M and her daughter moved to a shelter after fleeing an abusive home. But the shelter stay, and the trauma left in the wake of her relationship, significantly impacted M’s mental health. Alarmed, shelter workers asked the Administration for Children’s Services to get involved and M lost custody of her daughter. We don’t need to separate parents with serious mental health challenges from their children. With the right support, both parents and children can thrive. This Mother’s Day let’s commit to keeping more families together, regardless of their mental health status.
The program that helped M and many others reunite with their children is nonprofit Institute for Community Living’s Emerson-Davis house in Brooklyn. For decades it’s been a unicorn – a one-of-a-kind program that provides parents with serious mental health challenges the support they need to stay with their children.

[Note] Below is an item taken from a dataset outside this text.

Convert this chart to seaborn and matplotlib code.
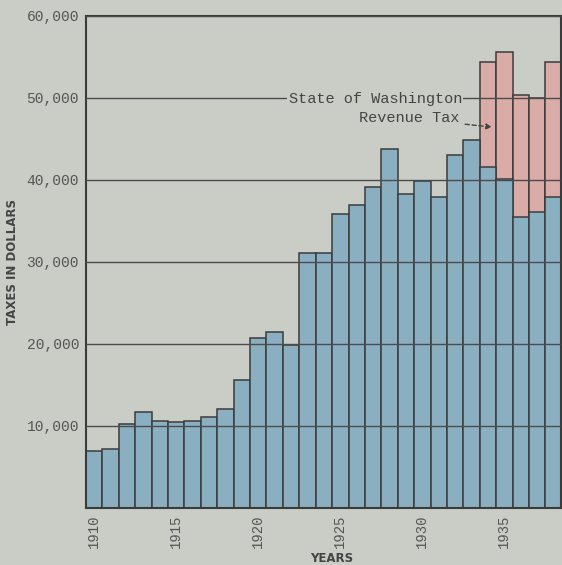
#!/usr/bin/env python3

import matplotlib
matplotlib.use("Agg")
import pandas as pd
import seaborn as sns
from matplotlib import pyplot as plt

years = list(range(1910, 1939))
local_tax = [6900, 7200, 10300, 11750, 10550, 10450, 10550, 11050, 12100, 15550,
             20700, 21500, 19900, 31050, 31150, 35850, 37000, 39100, 43800, 38300,
             39900, 37900, 43000, 44900, 41550, 40100, 35450, 36050, 37900]
state_tax_years = [1934, 1935, 1936, 1937, 1938]
state_tax = [12850, 15550, 14900, 14000, 16500]
tick_years = [1910, 1915, 1920, 1925, 1930, 1935]
y_ticks = [10000, 20000, 30000, 40000, 50000, 60000]
y_labels = ["10,000", "20,000", "30,000", "40,000", "50,000", "60,000"]

BG = "#c9cdc5"
BLUE = "#8aafc1"
RED = "#d9aca7"
INK = "#3a3c3c"
MONO = "Liberation Mono"


def main():
    data = pd.DataFrame({"year": years, "local": local_tax})
    state = pd.DataFrame({"year": state_tax_years, "state": state_tax})
    data = data.merge(state, on="year", how="left").fillna({"state": 0})
    data["total"] = data["local"] + data["state"]
    stacked = data[data["state"] > 0]

    sns.set_style("white")
    fig = plt.figure(figsize=(5.62, 5.65), dpi=100, facecolor=BG)
    ax = fig.add_axes([86 / 562, 1 - 508 / 565, 475 / 562, 492 / 565])
    ax.set_facecolor(BG)

    bar_kw = dict(order=years, width=1.0, edgecolor=INK, linewidth=1.1,
                  errorbar=None, saturation=1)
    sns.barplot(stacked, x="year", y="total", color=RED, ax=ax, **bar_kw)
    sns.barplot(data, x="year", y="local", color=BLUE, ax=ax, **bar_kw)

    ax.set_xlim(-0.5, 28.45)
    ax.set_ylim(0, 60000)
    ax.set_yticks(y_ticks, y_labels, family=MONO, fontsize=10.5, color="#555")
    ax.set_xticks([years.index(y) for y in tick_years], [str(y) for y in tick_years],
                  rotation=90, family=MONO, fontsize=10, color="#555")
    ax.tick_params(axis="both", length=3, width=1.2, color=INK, pad=2)
    ax.yaxis.grid(True, color="#4a4c4c", linewidth=1.0)
    ax.set_axisbelow(False)
    for s in ax.spines.values():
        s.set_visible(True)
        s.set_color(INK)
        s.set_linewidth(1.5)
    ax.set_xlabel("")
    ax.set_ylabel("")

    ax.text(22.42, 49900, "State of Washington", ha="right", va="center",
            family=MONO, fontsize=11, color="#444",
            bbox=dict(facecolor=BG, edgecolor="none", pad=1))
    ax.annotate("Revenue Tax", xy=(24.24, 46450), xytext=(22.24, 47550),
                ha="right", va="center", family=MONO, fontsize=11, color="#444",
                arrowprops=dict(arrowstyle="-|>", linestyle=(0, (3, 2)), color="#444",
                                lw=1, shrinkA=2, shrinkB=0, mutation_scale=8))

    fig.text(13 / 562, 1 - 262 / 565, "TAXES IN DOLLARS", rotation=90, ha="center", va="center",
             fontsize=8.5, fontweight="bold", color="#444")
    fig.text(332 / 562, 1 - 558 / 565, "YEARS", ha="center", va="center",
             fontsize=8.5, fontweight="bold", color="#444")

    fig.savefig("out.png", dpi=100, facecolor=BG)
    plt.close(fig)


if __name__ == '__main__':
    main()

The program houses 38 apartments and provides a range of on-site support services tailored to each family’s needs, including case management, counseling, parenting skills training, employment services, and childcare. When possible, they help families move on to apartments in the surrounding community while continuing services and involvement in the ICL community at Emerson.
Decades ago Zach, a toddler at the time, moved to Emerson with his mother. It was the last attempt to keep a mother and child together before a court forced their separation. Growing up wasn’t easy for Zach, but today he is grateful for the chance he had to stay with his mother. “She loved me and did all she could for me,” he says. Emerson provided the support she needed.
New York City has made huge advances in reducing needless family separation. At its height, the city was removing about 50,000 children from their homes, most often for what appeared to be neglect, not abuse. The impact of these removals was devastating. Children separated from a parent are significantly more likely to end up experiencing homelessness, incarceration, substance use and poverty. The separation is traumatic for parents too.
Today there are fewer than 8,000 children in foster care. But we can do better. Emerson-Davis is an example of what’s possible when we commit to supporting families faced with serious mental health challenges. As we face an escalating mental health crisis, we must do everything we can to help more families stay together.